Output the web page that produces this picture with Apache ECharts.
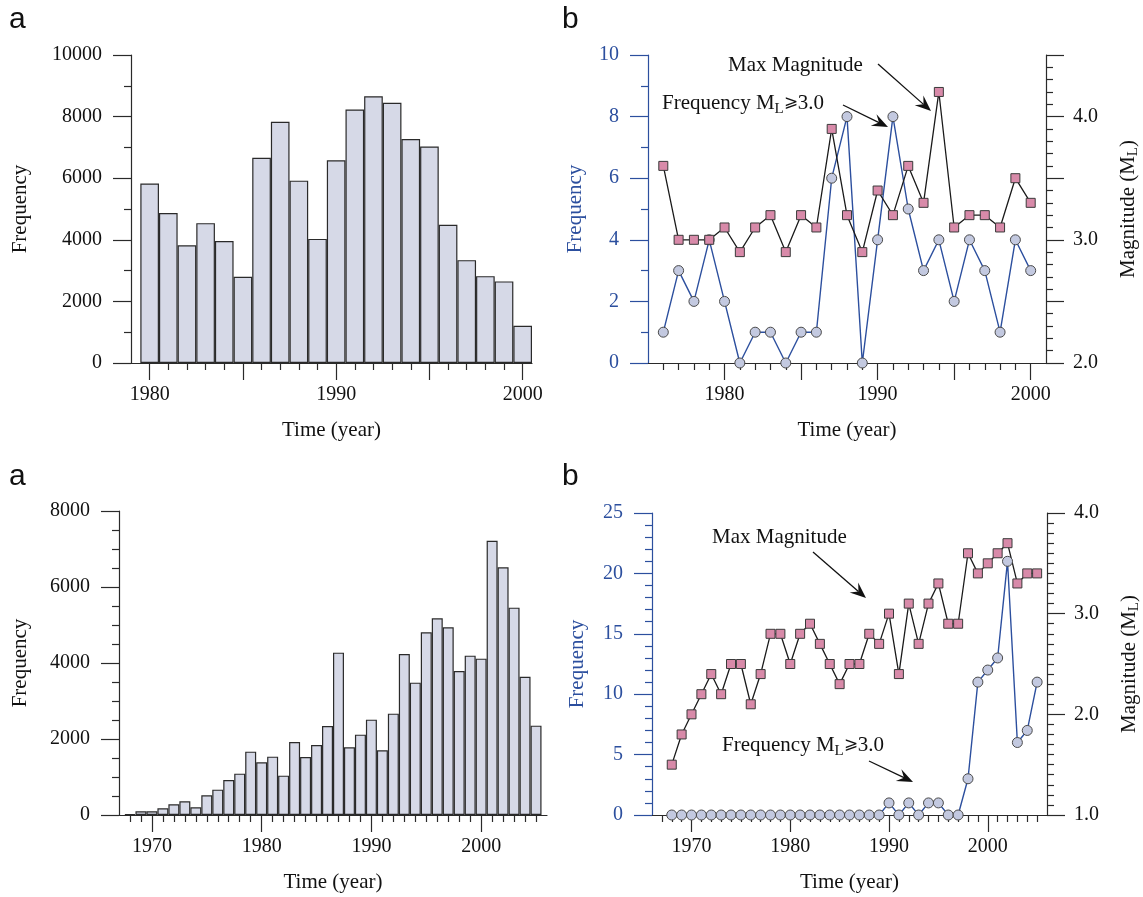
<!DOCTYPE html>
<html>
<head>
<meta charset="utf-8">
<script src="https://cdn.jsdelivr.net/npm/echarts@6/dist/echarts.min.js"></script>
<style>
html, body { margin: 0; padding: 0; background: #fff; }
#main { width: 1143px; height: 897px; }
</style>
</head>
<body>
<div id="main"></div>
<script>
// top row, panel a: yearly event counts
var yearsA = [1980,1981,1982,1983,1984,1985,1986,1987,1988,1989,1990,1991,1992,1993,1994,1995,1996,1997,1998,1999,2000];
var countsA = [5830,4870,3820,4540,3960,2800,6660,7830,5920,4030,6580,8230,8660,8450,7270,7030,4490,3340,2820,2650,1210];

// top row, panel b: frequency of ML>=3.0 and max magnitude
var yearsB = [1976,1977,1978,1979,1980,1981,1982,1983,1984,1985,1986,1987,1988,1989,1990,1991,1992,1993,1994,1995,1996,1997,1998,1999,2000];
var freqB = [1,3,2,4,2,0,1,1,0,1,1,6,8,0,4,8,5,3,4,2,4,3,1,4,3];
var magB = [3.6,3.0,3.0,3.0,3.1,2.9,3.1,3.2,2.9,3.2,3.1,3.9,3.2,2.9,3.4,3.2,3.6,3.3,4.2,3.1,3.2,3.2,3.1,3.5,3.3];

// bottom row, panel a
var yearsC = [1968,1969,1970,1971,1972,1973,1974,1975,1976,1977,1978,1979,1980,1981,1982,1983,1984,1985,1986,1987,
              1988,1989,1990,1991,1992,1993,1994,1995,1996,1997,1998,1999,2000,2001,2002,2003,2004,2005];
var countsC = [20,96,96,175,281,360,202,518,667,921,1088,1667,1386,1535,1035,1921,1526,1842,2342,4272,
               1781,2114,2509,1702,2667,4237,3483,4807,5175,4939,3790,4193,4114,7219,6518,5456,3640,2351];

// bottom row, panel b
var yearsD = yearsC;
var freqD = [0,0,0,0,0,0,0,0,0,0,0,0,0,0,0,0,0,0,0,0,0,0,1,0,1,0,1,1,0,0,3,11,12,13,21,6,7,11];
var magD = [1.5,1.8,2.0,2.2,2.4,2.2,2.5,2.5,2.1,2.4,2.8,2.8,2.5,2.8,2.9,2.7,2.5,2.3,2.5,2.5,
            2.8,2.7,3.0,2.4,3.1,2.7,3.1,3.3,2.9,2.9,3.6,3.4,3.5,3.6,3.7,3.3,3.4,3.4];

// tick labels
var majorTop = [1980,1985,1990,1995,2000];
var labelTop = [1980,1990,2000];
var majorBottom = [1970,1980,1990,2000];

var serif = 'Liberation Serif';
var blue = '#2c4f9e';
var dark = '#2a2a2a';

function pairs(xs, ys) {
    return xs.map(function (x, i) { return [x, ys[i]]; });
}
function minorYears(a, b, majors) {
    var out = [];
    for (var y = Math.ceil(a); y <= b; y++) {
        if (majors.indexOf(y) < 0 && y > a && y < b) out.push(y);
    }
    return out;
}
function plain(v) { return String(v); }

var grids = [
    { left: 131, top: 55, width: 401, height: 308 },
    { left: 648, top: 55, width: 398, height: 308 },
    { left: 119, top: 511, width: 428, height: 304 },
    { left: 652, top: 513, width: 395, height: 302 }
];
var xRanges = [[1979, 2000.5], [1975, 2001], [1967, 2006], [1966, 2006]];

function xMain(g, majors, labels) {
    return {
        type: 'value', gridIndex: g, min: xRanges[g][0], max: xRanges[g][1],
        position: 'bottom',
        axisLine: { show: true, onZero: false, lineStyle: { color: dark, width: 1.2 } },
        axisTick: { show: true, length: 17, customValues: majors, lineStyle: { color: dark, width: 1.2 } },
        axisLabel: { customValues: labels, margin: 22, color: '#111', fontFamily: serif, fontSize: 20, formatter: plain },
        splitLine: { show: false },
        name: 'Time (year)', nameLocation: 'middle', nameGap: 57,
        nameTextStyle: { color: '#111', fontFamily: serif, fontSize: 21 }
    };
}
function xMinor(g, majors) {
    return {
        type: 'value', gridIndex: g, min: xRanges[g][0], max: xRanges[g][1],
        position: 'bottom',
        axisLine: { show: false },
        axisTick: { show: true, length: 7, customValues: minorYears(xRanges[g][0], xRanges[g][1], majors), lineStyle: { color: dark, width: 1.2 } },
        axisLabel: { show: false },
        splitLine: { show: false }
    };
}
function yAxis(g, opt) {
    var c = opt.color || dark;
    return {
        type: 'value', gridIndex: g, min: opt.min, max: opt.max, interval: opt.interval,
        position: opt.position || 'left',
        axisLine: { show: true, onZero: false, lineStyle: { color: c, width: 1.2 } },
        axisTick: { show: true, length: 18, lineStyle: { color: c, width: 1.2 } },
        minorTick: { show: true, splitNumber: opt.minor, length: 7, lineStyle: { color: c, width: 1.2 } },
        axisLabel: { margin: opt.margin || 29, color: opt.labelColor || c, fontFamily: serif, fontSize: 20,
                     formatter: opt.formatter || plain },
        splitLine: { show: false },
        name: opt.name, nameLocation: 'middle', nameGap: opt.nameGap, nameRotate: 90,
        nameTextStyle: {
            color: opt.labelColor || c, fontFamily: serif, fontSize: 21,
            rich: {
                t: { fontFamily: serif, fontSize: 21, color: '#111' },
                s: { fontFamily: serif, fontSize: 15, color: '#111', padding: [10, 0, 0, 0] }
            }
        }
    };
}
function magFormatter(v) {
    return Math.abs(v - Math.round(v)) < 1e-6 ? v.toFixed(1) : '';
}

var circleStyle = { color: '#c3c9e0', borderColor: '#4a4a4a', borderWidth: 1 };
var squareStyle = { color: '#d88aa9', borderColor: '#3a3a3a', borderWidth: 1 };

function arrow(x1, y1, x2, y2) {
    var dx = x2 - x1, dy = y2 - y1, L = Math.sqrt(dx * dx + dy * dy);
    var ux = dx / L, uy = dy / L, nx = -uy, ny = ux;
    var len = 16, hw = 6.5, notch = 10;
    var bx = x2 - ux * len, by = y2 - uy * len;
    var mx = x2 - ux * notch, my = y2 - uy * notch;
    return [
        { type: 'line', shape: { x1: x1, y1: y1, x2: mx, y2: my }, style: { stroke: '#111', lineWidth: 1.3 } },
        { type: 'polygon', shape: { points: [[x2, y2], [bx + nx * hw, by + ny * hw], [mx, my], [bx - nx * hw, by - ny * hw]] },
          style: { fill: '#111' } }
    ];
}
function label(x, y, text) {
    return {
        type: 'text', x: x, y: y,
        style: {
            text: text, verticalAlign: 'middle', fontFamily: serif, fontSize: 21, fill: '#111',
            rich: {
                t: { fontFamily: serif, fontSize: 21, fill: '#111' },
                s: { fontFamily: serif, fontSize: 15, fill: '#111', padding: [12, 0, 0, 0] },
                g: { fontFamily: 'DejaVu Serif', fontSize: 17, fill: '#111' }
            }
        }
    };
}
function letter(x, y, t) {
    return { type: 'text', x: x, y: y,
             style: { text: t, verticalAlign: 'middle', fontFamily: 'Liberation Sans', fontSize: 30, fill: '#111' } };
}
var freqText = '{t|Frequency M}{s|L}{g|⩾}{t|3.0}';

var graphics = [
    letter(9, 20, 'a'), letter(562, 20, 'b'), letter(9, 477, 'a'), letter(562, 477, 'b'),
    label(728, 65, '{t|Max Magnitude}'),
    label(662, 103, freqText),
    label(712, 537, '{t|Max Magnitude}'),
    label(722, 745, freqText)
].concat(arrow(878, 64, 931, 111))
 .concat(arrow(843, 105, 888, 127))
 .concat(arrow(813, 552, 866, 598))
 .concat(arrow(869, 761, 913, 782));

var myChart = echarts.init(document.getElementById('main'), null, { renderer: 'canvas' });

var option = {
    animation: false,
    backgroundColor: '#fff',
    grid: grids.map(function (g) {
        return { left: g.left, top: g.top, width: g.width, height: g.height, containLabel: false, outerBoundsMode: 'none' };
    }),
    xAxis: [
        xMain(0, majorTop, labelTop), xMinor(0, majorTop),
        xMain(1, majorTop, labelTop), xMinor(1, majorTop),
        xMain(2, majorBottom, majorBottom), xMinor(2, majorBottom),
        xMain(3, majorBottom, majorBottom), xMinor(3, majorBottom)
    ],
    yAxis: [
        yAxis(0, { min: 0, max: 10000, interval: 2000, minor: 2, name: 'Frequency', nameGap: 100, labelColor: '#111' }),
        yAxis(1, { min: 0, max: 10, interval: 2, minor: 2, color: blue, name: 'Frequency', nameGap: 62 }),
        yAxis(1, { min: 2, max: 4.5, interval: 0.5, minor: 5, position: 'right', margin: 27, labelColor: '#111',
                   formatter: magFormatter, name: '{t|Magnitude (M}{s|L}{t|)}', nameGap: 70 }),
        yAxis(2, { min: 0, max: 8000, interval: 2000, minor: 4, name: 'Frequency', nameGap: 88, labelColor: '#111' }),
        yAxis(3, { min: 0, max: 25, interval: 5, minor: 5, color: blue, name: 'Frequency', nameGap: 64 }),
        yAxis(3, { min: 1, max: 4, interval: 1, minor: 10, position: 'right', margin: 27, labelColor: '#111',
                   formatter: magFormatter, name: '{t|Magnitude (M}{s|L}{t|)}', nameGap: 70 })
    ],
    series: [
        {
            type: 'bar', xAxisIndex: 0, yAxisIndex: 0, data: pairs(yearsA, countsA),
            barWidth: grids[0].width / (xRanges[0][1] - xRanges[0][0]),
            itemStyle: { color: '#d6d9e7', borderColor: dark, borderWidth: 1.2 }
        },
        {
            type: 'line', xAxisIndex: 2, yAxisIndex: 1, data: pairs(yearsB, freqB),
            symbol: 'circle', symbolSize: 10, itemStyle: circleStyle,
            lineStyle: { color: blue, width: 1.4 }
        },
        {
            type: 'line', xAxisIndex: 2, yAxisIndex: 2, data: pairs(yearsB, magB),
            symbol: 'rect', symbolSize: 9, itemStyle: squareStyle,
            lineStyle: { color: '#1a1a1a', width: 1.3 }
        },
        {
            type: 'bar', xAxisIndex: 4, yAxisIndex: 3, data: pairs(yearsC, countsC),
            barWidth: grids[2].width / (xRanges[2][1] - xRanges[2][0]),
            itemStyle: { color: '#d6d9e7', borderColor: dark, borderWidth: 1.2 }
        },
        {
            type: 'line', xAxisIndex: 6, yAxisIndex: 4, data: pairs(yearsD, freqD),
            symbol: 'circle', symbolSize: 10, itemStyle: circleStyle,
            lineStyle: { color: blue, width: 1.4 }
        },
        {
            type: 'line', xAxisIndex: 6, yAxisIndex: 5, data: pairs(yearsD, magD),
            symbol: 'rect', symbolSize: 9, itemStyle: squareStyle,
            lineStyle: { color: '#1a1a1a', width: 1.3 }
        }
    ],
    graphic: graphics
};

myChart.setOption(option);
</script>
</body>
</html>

#### [Objective]
Write out nothing but the lines from the start of the data through the line with "var dark = '#2a2a2a';". Leave out the pictures.

#### [Exercise response]
Output the web page that produces this picture with Apache ECharts.
<!DOCTYPE html>
<html>
<head>
<meta charset="utf-8">
<script src="https://cdn.jsdelivr.net/npm/echarts@6/dist/echarts.min.js"></script>
<style>
html, body { margin: 0; padding: 0; background: #fff; }
#main { width: 1143px; height: 897px; }
</style>
</head>
<body>
<div id="main"></div>
<script>
// top row, panel a: yearly event counts
var yearsA = [1980,1981,1982,1983,1984,1985,1986,1987,1988,1989,1990,1991,1992,1993,1994,1995,1996,1997,1998,1999,2000];
var countsA = [5830,4870,3820,4540,3960,2800,6660,7830,5920,4030,6580,8230,8660,8450,7270,7030,4490,3340,2820,2650,1210];

// top row, panel b: frequency of ML>=3.0 and max magnitude
var yearsB = [1976,1977,1978,1979,1980,1981,1982,1983,1984,1985,1986,1987,1988,1989,1990,1991,1992,1993,1994,1995,1996,1997,1998,1999,2000];
var freqB = [1,3,2,4,2,0,1,1,0,1,1,6,8,0,4,8,5,3,4,2,4,3,1,4,3];
var magB = [3.6,3.0,3.0,3.0,3.1,2.9,3.1,3.2,2.9,3.2,3.1,3.9,3.2,2.9,3.4,3.2,3.6,3.3,4.2,3.1,3.2,3.2,3.1,3.5,3.3];

// bottom row, panel a
var yearsC = [1968,1969,1970,1971,1972,1973,1974,1975,1976,1977,1978,1979,1980,1981,1982,1983,1984,1985,1986,1987,
              1988,1989,1990,1991,1992,1993,1994,1995,1996,1997,1998,1999,2000,2001,2002,2003,2004,2005];
var countsC = [20,96,96,175,281,360,202,518,667,921,1088,1667,1386,1535,1035,1921,1526,1842,2342,4272,
               1781,2114,2509,1702,2667,4237,3483,4807,5175,4939,3790,4193,4114,7219,6518,5456,3640,2351];

// bottom row, panel b
var yearsD = yearsC;
var freqD = [0,0,0,0,0,0,0,0,0,0,0,0,0,0,0,0,0,0,0,0,0,0,1,0,1,0,1,1,0,0,3,11,12,13,21,6,7,11];
var magD = [1.5,1.8,2.0,2.2,2.4,2.2,2.5,2.5,2.1,2.4,2.8,2.8,2.5,2.8,2.9,2.7,2.5,2.3,2.5,2.5,
            2.8,2.7,3.0,2.4,3.1,2.7,3.1,3.3,2.9,2.9,3.6,3.4,3.5,3.6,3.7,3.3,3.4,3.4];

// tick labels
var majorTop = [1980,1985,1990,1995,2000];
var labelTop = [1980,1990,2000];
var majorBottom = [1970,1980,1990,2000];

var serif = 'Liberation Serif';
var blue = '#2c4f9e';
var dark = '#2a2a2a';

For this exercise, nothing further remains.